In announcing his long-avoided royal commission into banking, Malcolm Turnbull said that “it will not put capitalism on trial”. What a shame!

Not that anyone would seriously expect the Turnbull government to do anything useful, but a new trial of capitalism is long overdue.

I say “new trial” because there have been numerous trials in the past. Capitalism was not long out of its swaddling clothes before radical thinkers like Saint-Simon, Fourier, Cabet, Proudhon, Robert Owen were producing devastating indictments. Even earlier, Adam Smith, who thought that capitalists would create the common good despite themselves, had some pretty sharp things to say about capitalist morals.

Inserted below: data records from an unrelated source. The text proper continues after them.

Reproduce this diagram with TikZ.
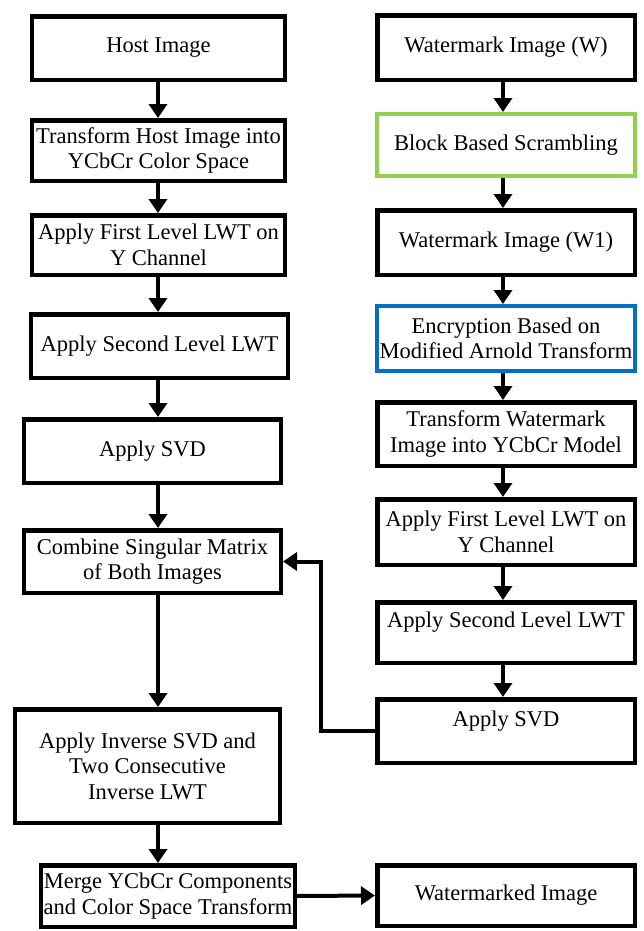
\documentclass[tikz,border=0pt]{standalone}
\usepackage{fontspec}
\setmainfont{Liberation Serif}
\newfontfamily\boxfont{Liberation Serif}
\usetikzlibrary{arrows.meta}
\definecolor{boxgreen}{HTML}{92D050}
\definecolor{boxblue}{HTML}{0070C0}
\tikzset{
  box/.style={draw=black, line width=4.5bp, inner sep=0pt, align=center, fill=white,
    font=\boxfont\fontsize{22.5bp}{25.5bp}\selectfont},
  arr/.style={line width=4bp, -{Triangle[length=14bp,width=18bp]}},
}
\begin{document}
\begin{tikzpicture}[x=1bp,y=-1bp]
\path[use as bounding box, fill=white] (0,0) rectangle (644,931);
% left column
\node[box, minimum width=252.5bp, minimum height=63.5bp] (L1) at (158.5,48) {Host Image};
\node[box, minimum width=252.5bp, minimum height=60.5bp] (L2) at (158.5,150.5) {Transform Host Image into\\YCbCr Color Space};
\node[box, minimum width=252.5bp, minimum height=59.5bp] (L3) at (158.5,245) {Apply First Level LWT on\\Y Channel};
\node[box, minimum width=256.5bp, minimum height=63.5bp] (L4) at (159.5,346) {Apply Second Level LWT};
\node[box, minimum width=256.5bp, minimum height=63.5bp] (L5) at (152.5,451) {Apply SVD};
\node[box, minimum width=256.5bp, minimum height=62.5bp] (L6) at (152.5,561.5) {Combine Singular Matrix\\of Both Images};
\node[box, minimum width=264.5bp, minimum height=113.5bp] (L7) at (147.5,766) {Apply Inverse SVD and\\Two Consecutive\\Inverse LWT};
\node[box, minimum width=253.5bp, minimum height=61.5bp] (L8) at (168,896) {Merge YCbCr Components\\and Color Space Transform};
% right column
\node[box, minimum width=257.5bp, minimum height=64.5bp] (R1) at (506,47.5) {Watermark Image (W)};
\node[box, draw=boxgreen, line width=4bp, minimum width=258bp, minimum height=62bp] (R2) at (506,145) {Block Based Scrambling};
\node[box, minimum width=257.5bp, minimum height=64.5bp] (R3) at (506,242.5) {Watermark Image (W1)};
\node[box, draw=boxblue, line width=4bp, minimum width=258bp, minimum height=65bp] (R4) at (506,338.5) {Encryption Based on\\Modified Arnold Transform};
\node[box, minimum width=257.5bp, minimum height=63.5bp] (R5) at (506,434) {Transform Watermark\\Image into YCbCr Model};
\node[box, minimum width=257.5bp, minimum height=65.5bp] (R6) at (506,532) {Apply First Level LWT on\\Y Channel};
\node[box, minimum width=257.5bp, minimum height=60.5bp] (R7) at (506,632.5) {Apply Second Level LWT\\\mbox{}};
\node[box, minimum width=257.5bp, minimum height=63.5bp] (R8) at (506,731) {Apply SVD\\\mbox{}};
\node[box, minimum width=257.5bp, minimum height=60.5bp] (R9) at (506,895.5) {Watermarked Image};
% arrows left
\coordinate (lx) at (158,0);
\coordinate (rx) at (503,0);
\coordinate (kx) at (321,0);
\draw[arr] (L1.south -| lx) -- (L2.north -| lx);
\draw[arr] (L2.south -| lx) -- (L3.north -| lx);
\draw[arr] (L3.south -| lx) -- (L4.north -| lx);
\draw[arr] (L4.south -| lx) -- (L5.north -| lx);
\draw[arr] (L5.south -| lx) -- (L6.north -| lx);
\draw[arr] (L6.south -| lx) -- (L7.north -| lx);
\draw[arr] (L7.south -| lx) -- (L8.north -| lx);
% arrows right
\draw[arr] (R1.south -| rx) -- (R2.north -| rx);
\draw[arr] (R2.south -| rx) -- (R3.north -| rx);
\draw[arr] (R3.south -| rx) -- (R4.north -| rx);
\draw[arr] (R4.south -| rx) -- (R5.north -| rx);
\draw[arr] (R5.south -| rx) -- (R6.north -| rx);
\draw[arr] (R6.south -| rx) -- (R7.north -| rx);
\draw[arr] (R7.south -| rx) -- (R8.north -| rx);
% cross connectors
\draw[arr] (R8.west) -- (R8.west -| kx) |- (L6.east);
\draw[arr] (L8.east) -- (R9.west);
\end{tikzpicture}
\end{document}
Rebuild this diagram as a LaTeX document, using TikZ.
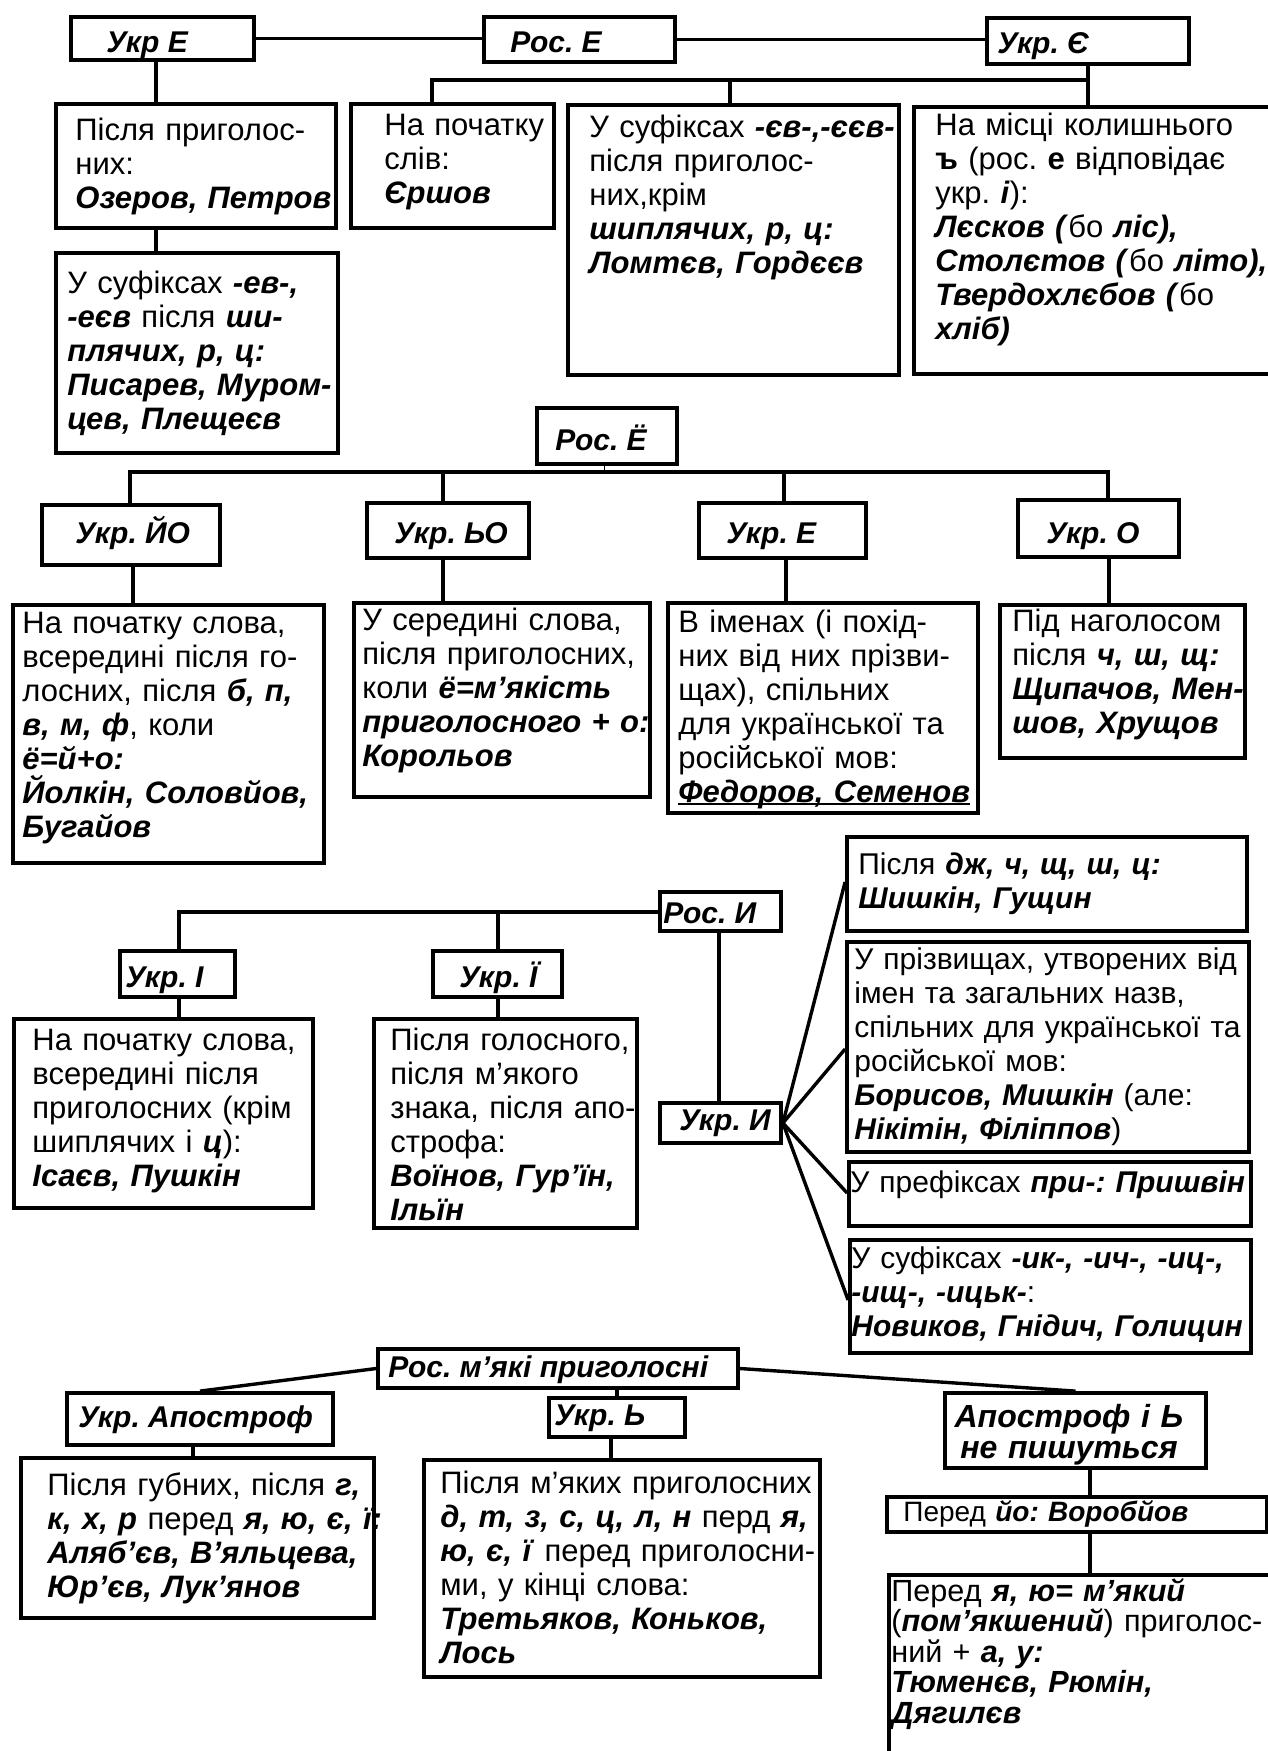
\documentclass[tikz,border=0pt]{standalone}
\usepackage{fontspec}
\setmainfont{Liberation Sans}
\usetikzlibrary{fit}
\frenchspacing
\newcommand\bi[1]{\textbf{\textit{#1}}}
\newsavebox\ulbox
\newcommand\ulthick[1]{\leavevmode\sbox\ulbox{#1}\rlap{\rule[-1.6pt]{\wd\ulbox}{1.1pt}}\usebox\ulbox}
\newcommand\bx[5]{\node[boxs, fit={(#2,#3) (#4,#5)}] (#1) {};}
\begin{document}
\begin{tikzpicture}[x=0.5pt,y=-0.5pt,
  boxs/.style={draw, line width=1.9pt, inner sep=0pt},
  conn/.style={line width=1.7pt, line join=miter},
  thinconn/.style={line width=0.5pt},
  title/.style={anchor=base west, inner sep=0pt, font=\fontsize{15}{18}\selectfont\bfseries\itshape},
  body/.style={anchor=base west, inner sep=0pt, text width=320pt, align=left, font=\fontsize{15.5}{17}\selectfont},
  bodyR/.style={body, font=\fontsize{15}{17}\selectfont}]
\fill[white] (0,0) rectangle (1268,1751);
\useasboundingbox (0,0) rectangle (1268,1751);
% ---------- boxes ----------
\bx{ukrE}{71}{17}{254}{60}
\bx{rosE}{484}{17}{675}{62}
\bx{ukrYe}{987}{18}{1189}{64}
\bx{a1}{56}{104}{336}{228}
\bx{a2}{56}{253}{338}{453}
\bx{b1}{351}{104}{554}{228}
\bx{c1}{568}{105}{899}{375}
\bx{d1}{914}{107}{1290}{374}
\bx{rosYo}{537}{408}{677}{464}
\bx{ukrJo}{42}{505}{220}{565}
\bx{ukrSo}{367}{503}{529}{558}
\bx{ukrE2}{699}{503}{866}{558}
\bx{ukrO}{1018}{500}{1179}{557}
\bx{jo}{13}{605}{324}{863}
\bx{so}{354}{603}{650}{797}
\bx{e2}{668}{603}{978}{813}
\bx{ob}{1000}{605}{1245}{758}
\bx{rosI}{660}{892}{781}{931}
\bx{ukrI}{120}{951}{235}{997}
\bx{ukrYi}{433}{951}{562}{997}
\bx{ib}{14}{1019}{313}{1208}
\bx{yib}{374}{1019}{637}{1228}
\bx{ukrIy}{660}{1103}{781}{1143}
\bx{r1}{847}{837}{1247}{931}
\bx{r2}{847}{942}{1249}{1152}
\bx{r3}{849}{1162}{1251}{1226}
\bx{r4}{850}{1240}{1251}{1353}
\bx{rosM}{378}{1349}{738}{1388}
\bx{ukrAp}{67}{1393}{333}{1445}
\bx{ukrSoft}{549}{1398}{685}{1437}
\bx{apN}{945}{1393}{1206}{1468}
\bx{apb}{21}{1458}{374}{1618}
\bx{softb}{424}{1460}{820}{1677}
\bx{perYo}{887}{1497}{1267}{1532}
\bx{last}{889}{1575}{1290}{1780}
% ---------- titles ----------
\node[title] (tUkrE) at (106,52) {Укр E};
\node[title] (tRosE) at (510,52) {Рос. Е};
\node[title] (tUkrYe) at (997,53) {Укр. Є};
\node[title] (tRosYo) at (555,450) {Рос. Ё};
\node[title] (tUkrJo) at (75,543) {Укр. ЙО};
\node[title] (tUkrSo) at (394,543) {Укр. ЬО};
\node[title] (tUkrE2) at (726,543) {Укр. Е};
\node[title] (tUkrO) at (1046,543) {Укр. О};
\node[title] (tRosI) at (663,923) {Рос. И};
\node[title] (tUkrI) at (125,987) {Укр. І};
\node[title] (tUkrYi) at (459,987) {Укр. Ї};
\node[title] (tUkrIy) at (679,1130) {Укр. И};
\node[title] (tRosM) at (388,1377) {Рос. м’які приголосні};
\node[title] (tUkrAp) at (78,1427) {Укр. Апостроф};
\node[title] (tUkrSoft) at (554,1425) {Укр. Ь};
\node[title, anchor=base, text width=130pt, align=center, font=\fontsize{16}{15.5}\selectfont\bfseries\itshape] (tApN) at (1069,1427) {Апостроф і Ь\\не пишуться};
% ---------- body texts ----------
\node[body] (ta1) at (75,140) {Після приголос-\\них:\\\bi{Озеров, Петров}};
\node[body] (ta2) at (67,293) {У суфіксах \bi{-ев-,}\\\bi{-еєв} після \bi{ши-}\\\bi{плячих, р, ц:}\\\bi{Писарев, Муром-}\\\bi{цев, Плещеєв}};
\node[body] (tb1) at (384,135) {На початку\\слів:\\\bi{Єршов}};
\node[body] (tc1) at (589,137) {У суфіксах \bi{-єв-,-єєв-}\\після приголос-\\них,крім\\\bi{шиплячих, р, ц:}\\\bi{Ломтєв, Гордєєв}};
\node[body] (td1) at (935,135) {На місці колишнього\\\textbf{ъ} (рос. \textbf{е} відповідає\\укр. \bi{і}):\\\bi{Лєсков (}бо \bi{ліс),}\\\bi{Столєтов (}бо \bi{літо),}\\\bi{Твердохлєбов (}бо\\\bi{хліб)}};
\node[body] (tjo) at (22,633) {На початку слова,\\всередині після го-\\лосних, після \bi{б, п,}\\\bi{в, м, ф}, коли\\\bi{ё=й+о:}\\\bi{Йолкін, Соловйов,}\\\bi{Бугайов}};
\node[body] (tso) at (362,630) {У середині слова,\\після приголосних,\\коли \bi{ё=м’якість}\\\bi{приголосного + о:}\\\bi{Корольов}};
\node[body] (te2) at (678,632) {В іменах (і похід-\\них від них прізви-\\щах), спільних\\для української та\\російської мов:\\\ulthick{\bi{Федоров, Семенов}}};
\node[body] (tob) at (1012,631) {Під наголосом\\після \bi{ч, ш, щ:}\\\bi{Щипачов, Мен-}\\\bi{шов, Хрущов}};
\node[body] (tib) at (32,1050) {На початку слова,\\всередині після\\приголосних (крім\\шиплячих і \bi{ц}):\\\bi{Ісаєв, Пушкін}};
\node[body] (tyib) at (390,1050) {Після голосного,\\після м’якого\\знака, після апо-\\строфа:\\\bi{Воїнов, Гур’їн,}\\\bi{Ільїн}};
\node[bodyR] (tr1) at (858,874) {Після \bi{дж, ч, щ, ш, ц:}\\\bi{Шишкін, Гущин}};
\node[bodyR] (tr2) at (854,969) {У прізвищах, утворених від\\імен та загальних назв,\\спільних для української та\\російської мов:\\\bi{Борисов, Мишкін} (але:\\\bi{Нікітін, Філіппов})};
\node[bodyR] (tr3) at (850,1192) {У префіксах \bi{при-: Пришвін}};
\node[bodyR] (tr4) at (851,1268) {У суфіксах \bi{-ик-, -ич-, -иц-,}\\\bi{-ищ-, -ицьк-}:\\\bi{Новиков, Гнідич, Голицин}};
\node[body] (tapb) at (47,1495) {Після губних, після \bi{г,}\\\bi{к, х, р} перед \bi{я, ю, є, ї:}\\\bi{Аляб’єв, В’яльцева,}\\\bi{Юр’єв, Лук’янов}};
\node[body] (tsoftb) at (440,1493) {Після м’яких приголосних\\\bi{д, т, з, с, ц, л, н} перд \bi{я,}\\\bi{ю, є, ї} перед приголосни-\\ми, у кінці слова:\\\bi{Третьяков, Коньков,}\\\bi{Лось}};
\node[body, font=\fontsize{14}{17}\selectfont] (tperYo) at (903,1521) {Перед \bi{йо: Воробйов}};
\node[body, font=\fontsize{15.3}{15.3}\selectfont] (tlast) at (891,1601) {Перед \bi{я, ю= м’який}\\(\bi{пом’якшений}) приголос-\\ний + \bi{а, у:}\\\bi{Тюменєв, Рюмін,}\\\bi{Дягилєв}};
% ---------- connectors ----------
\draw[conn] (ukrE.east) -- (ukrE.east -| rosE.west);
\draw[conn] (rosE.east) -- (rosE.east -| ukrYe.west);
\coordinate (v1) at (156,0);
\draw[conn] (ukrE.south -| v1) -- (a1.north -| v1);
\draw[conn] (a1.south -| v1) -- (a2.north -| v1);
\coordinate (busL) at (432,80);
\coordinate (busM) at (730,80);
\coordinate (busR) at (1088,80);
\draw[conn] (ukrYe.south -| busR) -- (d1.north -| busR);
\draw[conn] (busR) -- (busL) -- (b1.north -| busL);
\draw[conn] (busM) -- (c1.north -| busM);
% Ё
\coordinate (yoL) at (130,472);
\coordinate (yo2) at (443,472);
\coordinate (yo3) at (784,472);
\coordinate (yoR) at (1108,472);
\coordinate (yoT) at (604,472);
\draw[thinconn] (rosYo.south -| yoT) -- (yoT);
\draw[conn] (yoL |- ukrJo.north) -- (yoL) -- (yoR) -- (yoR |- ukrO.north);
\draw[conn] (yo2) -- (yo2 |- ukrSo.north);
\draw[conn] (yo3) -- (yo3 |- ukrE2.north);
\coordinate (dJo) at (133,0);
\coordinate (dSo) at (443,0);
\coordinate (dE2) at (786,0);
\coordinate (dO) at (1109,0);
\draw[conn] (ukrJo.south -| dJo) -- (jo.north -| dJo);
\draw[conn] (ukrSo.south -| dSo) -- (so.north -| dSo);
\draw[conn] (ukrE2.south -| dE2) -- (e2.north -| dE2);
\draw[conn] (ukrO.south -| dO) -- (ob.north -| dO);
% И
\coordinate (iL) at (179,912);
\coordinate (iM) at (498,912);
\draw[conn] (iL |- ukrI.north) -- (iL) -- (iL -| rosI.west);
\draw[conn] (iM) -- (iM |- ukrYi.north);
\draw[conn] (ukrI.south -| iL) -- (ib.north -| iL);
\draw[conn] (ukrYi.south -| iM) -- (yib.north -| iM);
\coordinate (iv) at (719,0);
\draw[conn] (rosI.south -| iv) -- (ukrIy.north -| iv);
\coordinate (f1) at (0,882);
\coordinate (f2) at (0,1049);
\coordinate (f3) at (0,1193);
\coordinate (f4) at (0,1300);
\draw[conn] (ukrIy.east) -- (r1.west |- f1);
\draw[conn] (ukrIy.east) -- (r2.west |- f2);
\draw[conn] (ukrIy.east) -- (r3.west |- f3);
\draw[conn] (ukrIy.east) -- (r4.west |- f4);
% м'які
\draw[conn] (rosM.west) -- (ukrAp.north);
\draw[conn] (rosM.east) -- (apN.north);
\draw[conn] (rosM.south -| ukrSoft.north) -- (ukrSoft.north);
\coordinate (apx) at (193,0);
\draw[conn] (ukrAp.south -| apx) -- (apb.north -| apx);
\coordinate (sfx) at (611,0);
\draw[conn] (ukrSoft.south -| sfx) -- (softb.north -| sfx);
\coordinate (nx) at (1090,0);
\draw[conn] (apN.south -| nx) -- (perYo.north -| nx);
\draw[conn] (perYo.south -| nx) -- (last.north -| nx);
\end{tikzpicture}
\end{document}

And that was before Marx and Engels produced not only a thorough indictment but also mountains of evidence and an unanswerable analysis showing why capitalism can’t help behaving as the criminal it is. In the 20th century, Lenin and other Marxists convicted capitalism of the new crimes it committed as it evolved – or rather, degenerated further.

Two world wars, preparations for a third – and possibly a fourth, if anyone survives the third. Countless other wars large and small. Billions of people forced to live their entire lives in poverty while a handful wallow in the luxury created from their misery. Discrimination, persecution, oppression, torture – these are such worldwide norms of modern society that the top criminals automatically threaten intervention against any country or group that tries to alleviate them.

Who or what is responsible for this obscene situation?

In an ordinary criminal trial, certain logical connections are taken for granted. For example, if there has been a bank robbery, and there is a trial of defendants who were found in possession of most of the loot, guns that were fired in the course of the robbery, diagrams of where stocks of cash and CCTV cameras are located and so on, juries don’t have much trouble arriving at a conclusion.

This is why lawyers for the defence, like Turnbull and Shorten, are opposed to putting capitalism on trial: they know the evidence is overwhelming.

For the rest of us, let’s keep reminding the rest of the “jury” of what the evidence shows, until we have convinced enough of them to be able to deliver our verdict – and sentence. And while in general I’m opposed to capital punishment, the case of capitalism is definitely an exception.